No, it largely came from a Scottish Presbyterian minister by the name of Samuel Rutherford. In his book Lex Rex he argued for the concept that the king should be under the law just like everybody else. His ideas were rooted in scriptures such as Deuterenomy 17:18-20 which bound the king to live by an unchanging standard from God’s Law, wherein he must…follow carefully all the words of this law and these decrees 20 and not consider himself better than his brothers and turn from the law to the right or to the left.
These ideas led to our modern constitutional democracies and had a strong influence on the formation of government in the United States. In addition, the doctrine of separation of church and state was enacted here not to prevent Christians from holding office, but to prevent anyone using the state to impose religion on their citizens.
To put it differently, separation of church and state was never intended to mean separation of God from state! It was developed by Christians, for the purpose of ensuring freedom of religion, not to prevent Christians from holding office.
Christian apologist Frank Turek provides us with a contemporary example to motivate for the role of Christians in politics: “When I have just a minute to communicate the importance of Christians being involved in politics, I call up this satellite picture of the Korean peninsula on my iPhone. Here we see a homogenous population of mostly Koreans separated by a well-fortified border. South Korea is full of light, productivity, and the Gospel. They are a free country and one of the most Christianised countries in the world. North Korea is a concentration camp.
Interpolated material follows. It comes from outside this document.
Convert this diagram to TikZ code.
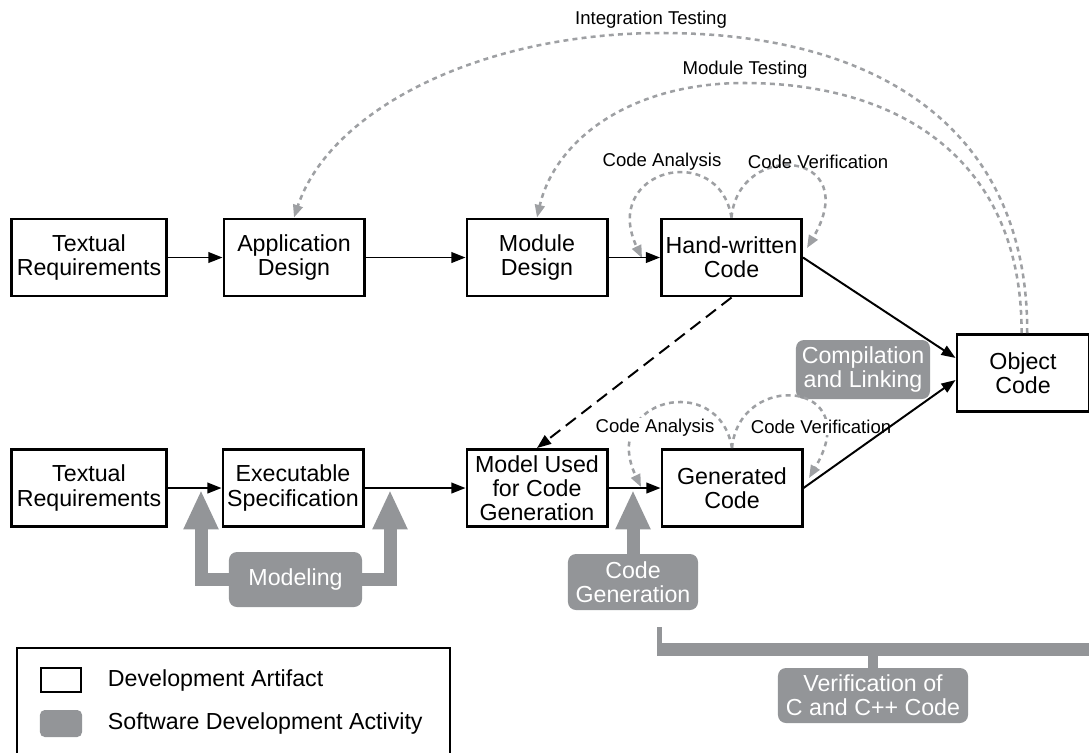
\documentclass[tikz,border=0pt]{standalone}
\usepackage{fontspec}
\setmainfont{Liberation Sans}
\usepackage{tikz}
\usetikzlibrary{arrows.meta}

\definecolor{actgray}{RGB}{147,149,152}
\definecolor{arcgray}{RGB}{158,160,163}
\newcommand\boxfont{\fontsize{16.5}{17.2}\selectfont}
\newcommand\notefont{\fontsize{13.2}{15}\selectfont}

\begin{document}
\begin{tikzpicture}[x=0.025cm, y=-0.025cm,
	artifact/.style={draw, line width=2.1pt, fill=white, minimum width=3.5cm, minimum height=1.925cm, inner sep=0pt, align=center, font=\boxfont},
	activity/.style={fill=actgray, text=white, rounded corners=0.2cm, inner sep=0pt, align=center, font=\boxfont},
	flow/.style={line width=1.4pt, -{Triangle[length=10pt,width=7.5pt]}},
	checkarc/.style={arcgray, line width=1.8pt, dash pattern=on 3.5pt off 3pt, -{Triangle[length=9pt,width=7pt]}},
	bigarrow/.style={actgray, line width=0.325cm, -{Triangle[length=28pt,width=23pt]}},
	note/.style={font=\notefont, inner sep=1pt}]
	\useasboundingbox (0,0) rectangle (1089,752);

	% Top row: hand-written code
	\node[artifact, minimum width=3.875cm] (treqA) at (89,257.5) {Textual\\Requirements};
	\node[artifact] (appdes) at (294,257.5) {Application\\Design};
	\node[artifact] (moddes) at (537,257.5) {Module\\Design};
	\node[artifact] (hwcode) at (731.5,257.5) {Hand-written\\Code};
	\node[artifact, minimum width=3.3cm] (objcode) at (1023,373) {Object\\Code};

	% Bottom row: model based
	\node[artifact, minimum width=3.875cm] (treqB) at (89,488) {Textual\\Requirements};
	\node[artifact] (execspec) at (293,488) {Executable\\Specification};
	\node[artifact] (modelused) at (537,488) {Model Used\\for Code\\Generation};
	\node[artifact] (gencode) at (732,488) {Generated\\Code};

	% Activities
	\node[activity, minimum width=3.325cm, minimum height=1.375cm] (modeling) at (295.5,579.5) {Modeling};
	\node[activity, minimum width=3.25cm, minimum height=1.4cm] (codegen) at (633,582) {Code\\Generation};
	\node[activity, minimum width=3.35cm, minimum height=1.475cm] (compil) at (863,369.5) {Compilation\\and Linking};
	\node[activity, minimum width=4.75cm, minimum height=1.375cm] (verif) at (873,695.5) {Verification of\\C and C++ Code};

	% Thick activity arrows
	\draw[bigarrow] (modeling.west) -- (201,579.5) -- (201,490);
	\draw[bigarrow] (modeling.east) -- (390,579.5) -- (390,490);
	\draw[bigarrow] (codegen.north) -- (633,490);

	% Verification bracket
	\coordinate (brL) at (657,649);
	\coordinate (brM) at (873,649);
	\coordinate (brR) at (1100,649);
	\draw[actgray, line width=0.325cm] (brL) -- (brR);
	\draw[actgray, line width=0.125cm] (659.5,627) -- (659.5,650);
	\draw[actgray, line width=0.25cm] (brM) -- (verif.north);

	% Code analysis and verification loops
	\coordinate (caTop) at (642,258);
	\coordinate (cvTop) at (807,248);
	\coordinate (caBot) at (641,487);
	\coordinate (cvBot) at (809,478);
	\draw[checkarc] (hwcode.north) .. controls +(-13,-78) and +(-42,-88) .. (caTop);
	\draw[checkarc] (hwcode.north) .. controls +(7,-78) and +(58,-98) .. (cvTop);
	\draw[checkarc] (gencode.north) .. controls +(-13,-78) and +(-42,-88) .. (caBot);
	\draw[checkarc] (gencode.north) .. controls +(7,-78) and +(58,-98) .. (cvBot);

	% Testing arcs
	\draw[checkarc] ([xshift=3pt]objcode.north) .. controls (1028,130) and (880,33) .. (662,33)
		.. controls (480,33) and (330,110) .. (appdes.north);
	\draw[checkarc] ([xshift=-1pt]objcode.north) .. controls (1022,160) and (900,83) .. (744,83)
		.. controls (630,83) and (555,140) .. (moddes.north);

	% Labels
	\node[note] (intlbl) at (651,20) {Integration Testing};
	\node[note] (modlbl) at (745,70) {Module Testing};
	\node[note] (caTopLbl) at (662,162) {Code Analysis};
	\node[note] (cvTopLbl) at (818,162) {Code Verification};
	\node[note, fill=white] (caBotLbl) at (655,428) {Code Analysis};
	\node[note, fill=white] (cvBotLbl) at (821,427) {Code Verification};

	% Flow arrows
	\draw[flow] (treqA) -- (appdes);
	\draw[flow] (appdes) -- (moddes);
	\draw[flow] (moddes) -- (hwcode);
	\draw[flow] (treqB) -- (execspec);
	\draw[flow] (execspec) -- (modelused);
	\draw[flow] (modelused) -- (gencode);
	\draw[flow] (hwcode.east) -- ([yshift=10.7pt]objcode.west);
	\draw[flow] (gencode.east) -- ([yshift=-5pt]objcode.west);
	\draw[flow, dash pattern=on 9pt off 5pt] (hwcode.south) -- (modelused.north);

	% Legend
	\draw[line width=1pt] (17,648) rectangle (450,775);
	\node[draw, line width=1.4pt, minimum width=1cm, minimum height=0.6cm, inner sep=0pt] (lgart) at (61,680) {};
	\node[anchor=west, font=\boxfont] (lgartTxt) at (103,680) {Development Artifact};
	\node[fill=actgray, rounded corners=0.12cm, minimum width=1.05cm, minimum height=0.675cm, inner sep=0pt] (lgact) at (61,723.5) {};
	\node[anchor=west, font=\boxfont] (lgactTxt) at (103,723.5) {Software Development Activity};

\end{tikzpicture}
\end{document}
They have no freedom, very little food, and almost no Christianity. I then ask: “What is the primary reason for the stark difference between these two countries?” The answer is politics. The South politically allows freedom, while the North does not.”
Lastly, the idea that we must have men and women of integrity in public office, but they shouldn’t be Christians, does not appear to make much sense at all.
How do these high-sounding ideas relate to our voting options on the ground? It is safe to say that the leading party has had a consistent record of corruption and mismanagement, so much so that the current president apologised for their mistakes in his final election speech.
In their very short history, the EFF have been heavily implicated in corruption, have attacked journalists and parliamentary officials and trashed businesses they do not like.
The DA have had a better-audited record of provincial and local governance. Nevertheless, they have made no attempt to overturn State-driven abortion, or to limit the state’s aggressive encroachment in the area of state regulation of religion, home education and discipline to name a few. These are not merely Christian “pet issues”. They will either lead to human flourishing or increasing state domination, which eventually will suffocate not only religious life but every conceivable area as well.
Notably, the few elected officials of the ACDP have consistently stood alone to uphold these values since coming into office in 1994, not only for the benefit of Christians but for all citizens.
As we ponder what is of ultimate and even eternal significance, I am reminded of the words of C S Lewis, who wrote: “Christianity, if false, is of no importance, and if true, of infinite importance. The only thing it cannot be is moderately important.”
As we vote, may we do so thoughtfully, biblically and with an attitude of respect to those who vote differently to us. As the Church, may we continue to do all we can to see this nation come to faith and discipleship in Christ.
God bless you and God Bless South Africa.